◆ Problem requirements: Reproduce the lines below exactly, from the one containing "What TikZ code" through the one containing "(0,0) rectangle (1175,513);", both included. Leave out any pictures.

◆ Data in this exercise:
—————

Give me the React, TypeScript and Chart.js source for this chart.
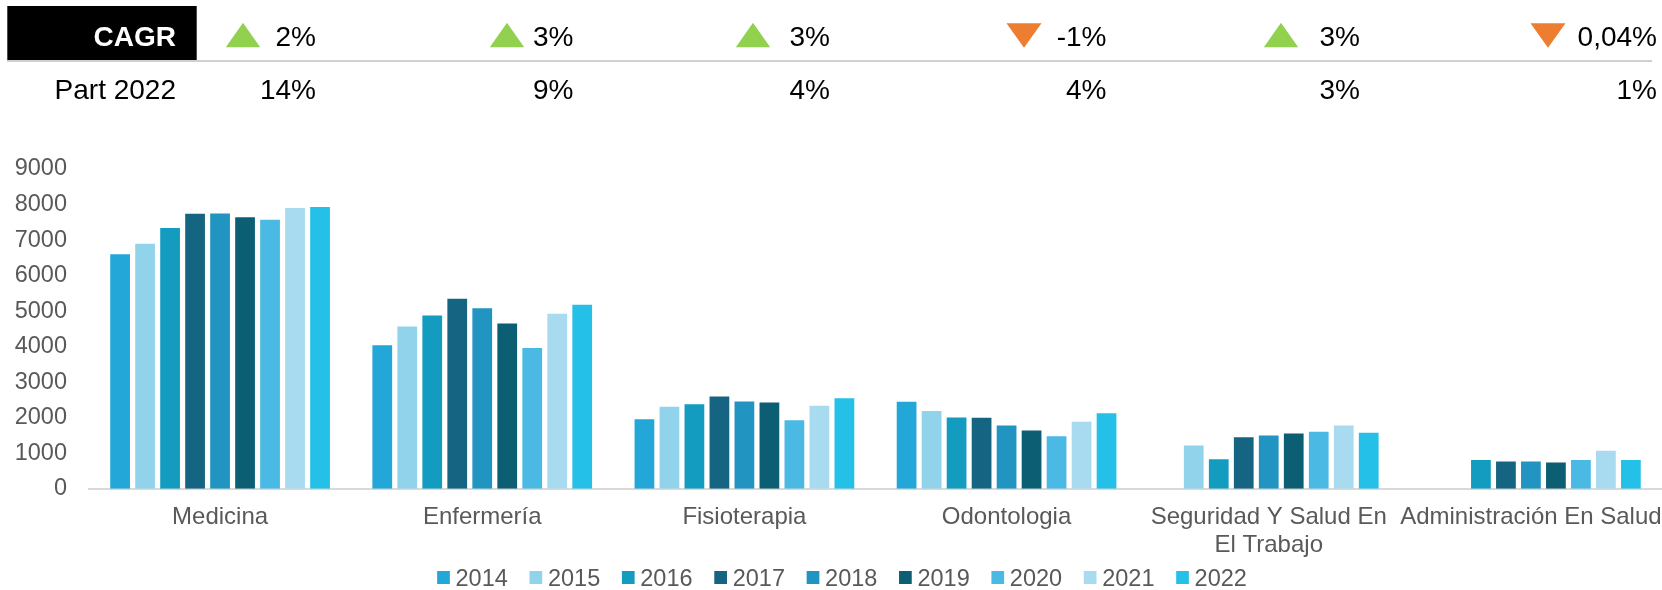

—————

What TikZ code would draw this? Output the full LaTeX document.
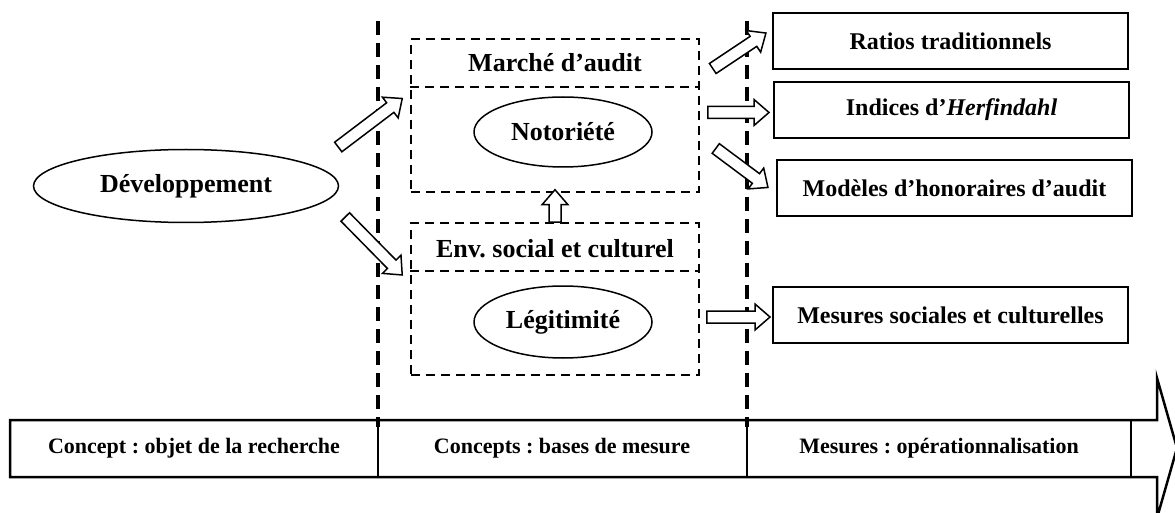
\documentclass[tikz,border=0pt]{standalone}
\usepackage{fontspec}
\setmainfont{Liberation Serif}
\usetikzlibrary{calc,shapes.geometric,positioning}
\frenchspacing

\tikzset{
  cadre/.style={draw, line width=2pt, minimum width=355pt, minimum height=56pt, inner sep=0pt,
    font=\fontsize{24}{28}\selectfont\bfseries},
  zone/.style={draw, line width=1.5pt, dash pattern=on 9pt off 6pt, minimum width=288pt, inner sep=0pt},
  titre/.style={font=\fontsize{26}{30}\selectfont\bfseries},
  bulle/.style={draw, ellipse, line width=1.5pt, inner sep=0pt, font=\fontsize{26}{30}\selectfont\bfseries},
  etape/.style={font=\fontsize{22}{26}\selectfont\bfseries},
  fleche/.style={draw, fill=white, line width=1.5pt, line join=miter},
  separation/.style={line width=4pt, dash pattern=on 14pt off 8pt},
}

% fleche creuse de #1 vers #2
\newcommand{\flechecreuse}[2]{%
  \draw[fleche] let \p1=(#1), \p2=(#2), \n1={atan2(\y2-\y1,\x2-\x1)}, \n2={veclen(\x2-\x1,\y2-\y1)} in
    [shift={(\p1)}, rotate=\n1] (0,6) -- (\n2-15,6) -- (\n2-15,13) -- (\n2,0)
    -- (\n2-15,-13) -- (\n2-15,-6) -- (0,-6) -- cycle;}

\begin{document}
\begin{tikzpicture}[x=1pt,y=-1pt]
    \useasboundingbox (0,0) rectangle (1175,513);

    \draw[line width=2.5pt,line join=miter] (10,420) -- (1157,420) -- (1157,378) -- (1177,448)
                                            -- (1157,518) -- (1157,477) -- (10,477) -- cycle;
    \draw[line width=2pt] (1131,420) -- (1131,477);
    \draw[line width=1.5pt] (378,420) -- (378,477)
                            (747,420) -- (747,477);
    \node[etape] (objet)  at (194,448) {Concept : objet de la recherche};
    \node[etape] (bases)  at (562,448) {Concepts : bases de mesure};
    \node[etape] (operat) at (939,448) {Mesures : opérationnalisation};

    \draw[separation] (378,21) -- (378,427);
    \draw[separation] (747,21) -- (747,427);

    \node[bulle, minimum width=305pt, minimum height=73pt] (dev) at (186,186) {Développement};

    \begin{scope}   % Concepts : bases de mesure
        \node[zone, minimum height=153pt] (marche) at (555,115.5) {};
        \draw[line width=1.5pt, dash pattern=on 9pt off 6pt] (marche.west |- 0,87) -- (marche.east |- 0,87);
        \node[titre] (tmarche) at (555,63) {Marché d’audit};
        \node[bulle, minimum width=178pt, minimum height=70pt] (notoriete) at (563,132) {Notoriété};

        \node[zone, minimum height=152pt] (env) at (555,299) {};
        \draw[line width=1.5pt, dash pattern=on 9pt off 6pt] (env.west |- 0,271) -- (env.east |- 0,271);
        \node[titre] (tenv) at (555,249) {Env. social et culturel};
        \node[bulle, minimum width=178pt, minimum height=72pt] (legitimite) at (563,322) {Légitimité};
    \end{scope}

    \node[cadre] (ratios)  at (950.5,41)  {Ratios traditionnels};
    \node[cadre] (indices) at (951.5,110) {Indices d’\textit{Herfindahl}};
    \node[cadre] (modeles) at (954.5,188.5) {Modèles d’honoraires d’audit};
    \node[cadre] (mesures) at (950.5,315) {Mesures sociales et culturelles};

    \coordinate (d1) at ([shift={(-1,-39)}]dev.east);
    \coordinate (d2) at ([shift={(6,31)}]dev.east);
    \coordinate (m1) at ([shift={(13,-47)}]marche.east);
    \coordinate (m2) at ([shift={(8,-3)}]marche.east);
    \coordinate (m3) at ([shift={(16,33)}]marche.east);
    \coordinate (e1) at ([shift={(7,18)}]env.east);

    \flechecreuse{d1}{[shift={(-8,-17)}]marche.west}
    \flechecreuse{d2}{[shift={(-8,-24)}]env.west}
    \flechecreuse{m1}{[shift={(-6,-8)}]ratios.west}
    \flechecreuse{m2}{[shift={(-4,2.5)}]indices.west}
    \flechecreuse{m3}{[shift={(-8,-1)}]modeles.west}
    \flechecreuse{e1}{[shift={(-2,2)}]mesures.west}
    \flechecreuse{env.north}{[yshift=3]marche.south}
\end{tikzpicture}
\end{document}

—————

◆ Worked solution:
What TikZ code would draw this? Output the full LaTeX document.
\documentclass[tikz,border=0pt]{standalone}
\usepackage{fontspec}
\setmainfont{Liberation Serif}
\usetikzlibrary{calc,shapes.geometric,positioning}
\frenchspacing

\tikzset{
  cadre/.style={draw, line width=2pt, minimum width=355pt, minimum height=56pt, inner sep=0pt,
    font=\fontsize{24}{28}\selectfont\bfseries},
  zone/.style={draw, line width=1.5pt, dash pattern=on 9pt off 6pt, minimum width=288pt, inner sep=0pt},
  titre/.style={font=\fontsize{26}{30}\selectfont\bfseries},
  bulle/.style={draw, ellipse, line width=1.5pt, inner sep=0pt, font=\fontsize{26}{30}\selectfont\bfseries},
  etape/.style={font=\fontsize{22}{26}\selectfont\bfseries},
  fleche/.style={draw, fill=white, line width=1.5pt, line join=miter},
  separation/.style={line width=4pt, dash pattern=on 14pt off 8pt},
}

% fleche creuse de #1 vers #2
\newcommand{\flechecreuse}[2]{%
  \draw[fleche] let \p1=(#1), \p2=(#2), \n1={atan2(\y2-\y1,\x2-\x1)}, \n2={veclen(\x2-\x1,\y2-\y1)} in
    [shift={(\p1)}, rotate=\n1] (0,6) -- (\n2-15,6) -- (\n2-15,13) -- (\n2,0)
    -- (\n2-15,-13) -- (\n2-15,-6) -- (0,-6) -- cycle;}

\begin{document}
\begin{tikzpicture}[x=1pt,y=-1pt]
    \useasboundingbox (0,0) rectangle (1175,513);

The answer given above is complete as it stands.